Service communication and messaging

Again, this is probably dependent on your preferences and domain. I don’t think the choice of these technologies is critical to your success.

Orchestrating containers

There are also lots of ways of doing this. It’s probably harder to change this later if you do get it wrong in the beginning, but this a technology choice you can make based on the tools available on the market.

Security considerations

These will become very important! However, when you’re starting a new engineering organisation I don’t think you need to solve every problem all at once.

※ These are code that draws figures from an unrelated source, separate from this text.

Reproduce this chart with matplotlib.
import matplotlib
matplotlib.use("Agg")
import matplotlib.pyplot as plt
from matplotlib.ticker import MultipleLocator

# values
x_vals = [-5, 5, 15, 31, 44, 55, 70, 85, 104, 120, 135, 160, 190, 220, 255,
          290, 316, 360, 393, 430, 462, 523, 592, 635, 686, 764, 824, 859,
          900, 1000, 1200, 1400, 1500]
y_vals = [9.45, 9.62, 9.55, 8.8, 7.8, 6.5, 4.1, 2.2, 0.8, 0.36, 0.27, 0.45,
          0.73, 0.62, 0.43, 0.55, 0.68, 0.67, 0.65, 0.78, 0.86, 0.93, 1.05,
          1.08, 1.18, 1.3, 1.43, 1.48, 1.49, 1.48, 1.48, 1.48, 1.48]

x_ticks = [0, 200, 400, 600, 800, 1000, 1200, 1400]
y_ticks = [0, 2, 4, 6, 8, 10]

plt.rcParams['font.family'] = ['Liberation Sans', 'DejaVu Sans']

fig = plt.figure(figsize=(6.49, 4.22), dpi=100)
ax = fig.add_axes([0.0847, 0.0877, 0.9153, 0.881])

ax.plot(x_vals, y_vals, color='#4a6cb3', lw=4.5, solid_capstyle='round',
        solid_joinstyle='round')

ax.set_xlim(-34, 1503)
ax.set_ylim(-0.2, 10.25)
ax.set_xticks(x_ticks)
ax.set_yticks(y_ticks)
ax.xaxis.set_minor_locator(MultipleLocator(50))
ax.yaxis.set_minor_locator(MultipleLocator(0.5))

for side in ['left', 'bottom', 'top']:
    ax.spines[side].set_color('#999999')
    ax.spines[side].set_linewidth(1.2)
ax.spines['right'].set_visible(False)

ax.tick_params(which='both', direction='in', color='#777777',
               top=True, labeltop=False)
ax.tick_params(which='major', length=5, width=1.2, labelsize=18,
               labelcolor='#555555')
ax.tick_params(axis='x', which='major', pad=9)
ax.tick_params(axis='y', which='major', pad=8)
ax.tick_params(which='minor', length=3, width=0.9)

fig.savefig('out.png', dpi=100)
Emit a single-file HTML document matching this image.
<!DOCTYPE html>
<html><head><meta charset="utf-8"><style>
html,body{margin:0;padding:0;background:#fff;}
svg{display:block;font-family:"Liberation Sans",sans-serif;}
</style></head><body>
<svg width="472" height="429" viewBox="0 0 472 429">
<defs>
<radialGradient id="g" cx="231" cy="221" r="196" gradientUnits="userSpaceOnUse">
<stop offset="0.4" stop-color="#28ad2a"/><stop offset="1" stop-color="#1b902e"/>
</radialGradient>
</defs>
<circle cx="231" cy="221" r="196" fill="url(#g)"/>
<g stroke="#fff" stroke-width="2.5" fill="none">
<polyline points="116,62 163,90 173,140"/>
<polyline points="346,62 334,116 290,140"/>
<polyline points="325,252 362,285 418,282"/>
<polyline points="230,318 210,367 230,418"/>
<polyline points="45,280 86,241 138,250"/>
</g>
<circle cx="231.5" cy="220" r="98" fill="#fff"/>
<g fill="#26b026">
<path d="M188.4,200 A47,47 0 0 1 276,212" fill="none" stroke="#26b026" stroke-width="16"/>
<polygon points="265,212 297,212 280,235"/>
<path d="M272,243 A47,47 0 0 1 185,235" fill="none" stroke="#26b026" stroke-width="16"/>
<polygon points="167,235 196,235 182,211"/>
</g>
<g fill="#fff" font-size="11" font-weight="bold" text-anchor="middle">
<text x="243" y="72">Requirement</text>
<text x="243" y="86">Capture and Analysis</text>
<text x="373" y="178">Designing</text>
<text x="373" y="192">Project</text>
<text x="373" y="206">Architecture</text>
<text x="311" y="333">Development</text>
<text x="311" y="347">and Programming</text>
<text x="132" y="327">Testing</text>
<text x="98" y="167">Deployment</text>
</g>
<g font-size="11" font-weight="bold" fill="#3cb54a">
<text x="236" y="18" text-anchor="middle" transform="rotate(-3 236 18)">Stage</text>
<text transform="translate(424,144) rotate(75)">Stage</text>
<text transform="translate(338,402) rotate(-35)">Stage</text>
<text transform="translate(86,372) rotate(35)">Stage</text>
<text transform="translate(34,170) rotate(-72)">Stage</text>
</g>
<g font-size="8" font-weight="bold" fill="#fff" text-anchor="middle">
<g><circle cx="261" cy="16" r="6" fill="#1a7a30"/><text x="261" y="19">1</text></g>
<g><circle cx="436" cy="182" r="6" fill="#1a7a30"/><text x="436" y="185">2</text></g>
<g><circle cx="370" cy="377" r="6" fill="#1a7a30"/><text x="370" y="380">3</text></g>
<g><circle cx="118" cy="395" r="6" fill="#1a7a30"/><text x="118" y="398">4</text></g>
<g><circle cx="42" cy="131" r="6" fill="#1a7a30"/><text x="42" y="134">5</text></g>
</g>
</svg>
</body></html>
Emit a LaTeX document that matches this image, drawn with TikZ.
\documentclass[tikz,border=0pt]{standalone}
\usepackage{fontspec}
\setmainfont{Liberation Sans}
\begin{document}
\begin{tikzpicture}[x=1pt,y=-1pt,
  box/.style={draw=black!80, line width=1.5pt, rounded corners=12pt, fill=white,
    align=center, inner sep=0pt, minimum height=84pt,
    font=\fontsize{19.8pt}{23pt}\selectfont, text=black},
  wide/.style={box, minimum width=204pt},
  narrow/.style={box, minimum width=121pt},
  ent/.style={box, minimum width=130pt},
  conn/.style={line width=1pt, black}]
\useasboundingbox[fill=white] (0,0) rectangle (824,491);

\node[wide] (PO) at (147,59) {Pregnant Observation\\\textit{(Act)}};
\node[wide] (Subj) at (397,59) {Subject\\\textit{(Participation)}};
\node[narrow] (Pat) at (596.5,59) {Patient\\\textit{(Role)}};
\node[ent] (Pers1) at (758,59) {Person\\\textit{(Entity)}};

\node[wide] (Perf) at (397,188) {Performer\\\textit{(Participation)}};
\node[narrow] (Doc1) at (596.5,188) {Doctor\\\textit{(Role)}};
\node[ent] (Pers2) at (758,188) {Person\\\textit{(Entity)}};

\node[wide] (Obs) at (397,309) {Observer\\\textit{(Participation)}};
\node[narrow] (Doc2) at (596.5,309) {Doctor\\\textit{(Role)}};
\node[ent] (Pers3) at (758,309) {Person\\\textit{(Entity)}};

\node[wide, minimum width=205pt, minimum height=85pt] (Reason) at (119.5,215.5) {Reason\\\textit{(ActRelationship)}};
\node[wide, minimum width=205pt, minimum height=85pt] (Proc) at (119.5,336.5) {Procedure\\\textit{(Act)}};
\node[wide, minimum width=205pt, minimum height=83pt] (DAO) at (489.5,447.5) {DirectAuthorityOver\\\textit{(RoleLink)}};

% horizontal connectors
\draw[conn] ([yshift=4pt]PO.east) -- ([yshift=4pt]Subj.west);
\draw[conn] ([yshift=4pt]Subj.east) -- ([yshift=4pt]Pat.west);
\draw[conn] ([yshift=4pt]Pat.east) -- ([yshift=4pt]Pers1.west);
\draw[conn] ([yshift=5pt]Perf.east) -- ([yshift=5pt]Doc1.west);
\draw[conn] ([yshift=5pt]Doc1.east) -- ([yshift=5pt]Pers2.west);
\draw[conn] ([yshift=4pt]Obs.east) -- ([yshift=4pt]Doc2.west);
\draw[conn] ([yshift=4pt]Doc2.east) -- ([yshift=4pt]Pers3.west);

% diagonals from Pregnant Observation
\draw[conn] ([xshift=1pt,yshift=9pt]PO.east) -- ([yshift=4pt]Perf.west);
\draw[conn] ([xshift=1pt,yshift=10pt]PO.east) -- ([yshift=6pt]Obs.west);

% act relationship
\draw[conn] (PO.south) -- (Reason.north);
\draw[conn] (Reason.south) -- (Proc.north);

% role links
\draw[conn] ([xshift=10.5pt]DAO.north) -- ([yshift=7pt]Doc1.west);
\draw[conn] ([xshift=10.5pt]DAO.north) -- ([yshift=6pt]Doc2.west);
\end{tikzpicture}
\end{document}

If you can get secrets management and environment access right from the beginning, then I think you’ll have solved some of the larger challenges, and you can fill in the blanks as your organisation grows.

Programming languages

Choosing a set of programming languages to use is probably one of the more visible choices that need to be made when starting an engineering organisation. Form3 started with Java, and later moved to Go. I don’t think a bad choice can really be made here, because it’s always possible to move to a different language later. Ultimately, this choice is probably based on your preferences, your experiences, and the type of software you’re planning to build.

Database engines

Whilst this is an important consideration, I think it’s specific to your domain and preferences.

Conclusion

Based on my observations and reflections of working for a successful engineering organisation, some of the biggest challenges to get right at the beginning are:

  1. Secrets management (in CI, and your environments).
  2. Environment access.
  3. Observability.
  4. Incident response.
  5. Decision making and design.
  6. Documentation.
  7. Testing.

In my future posts, I will address each of these themes in more detail to try to provide some practical examples of how you can achieve success.

I think these are the essential ingredients to bootstrapping a successful engineering organisation, and I see signs of these themes everywhere at Form3.